If San Francisco is still the place where young people gravitate to find themselves, this “Tales” also presents it as a refuge for the middle-aged, like Mary Ann, headed for a second divorce, to find out what went wrong with their lives — and if they still have time to fix it.

As the original “Tales” introduced us to Linney, Gibson, Chloe Webb and a host of other young actors, we now have “Juno” Oscar nominee Ellen Page as Shawna, the skeptical daughter of Mary Ann and fellow Barbary Lane tenant Brian Hawkins. “Girls” alumna Zosia Mamet plays an aspiring filmmaker who wants to document the evolution of the city’s transgender movement, giving the writers a chance to commemorate such real-life events as the 1966 Compton Cafeteria Riot, which predated Stonewall by three years in the history of gay-transgender activism.
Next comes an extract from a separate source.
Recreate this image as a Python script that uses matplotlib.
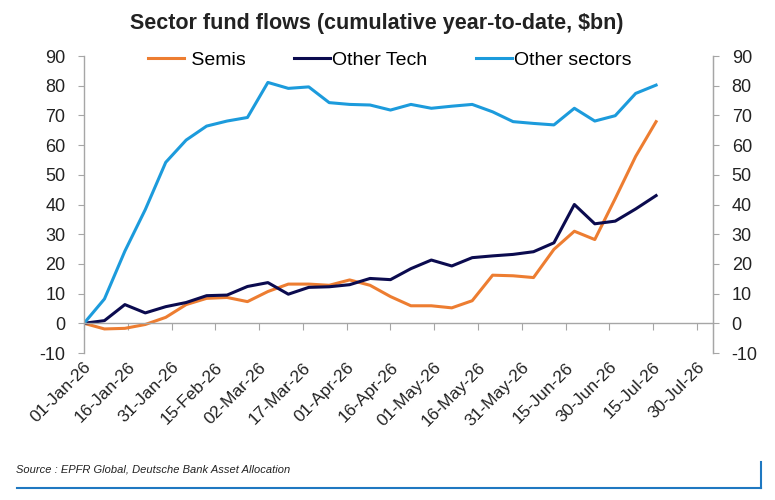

Reboots are a dime a dozen these days as sterile TV executives exhume one “classic” after another and give it a half-assed polish, hoping our love of nostalgia will overcome their lack of creativity. That’s not the case with “Tales of the City.” The series was the first of its kind and is poised now to offer a valentine to the city where gay rights started while showing why some people always leave their hearts in San Francisco.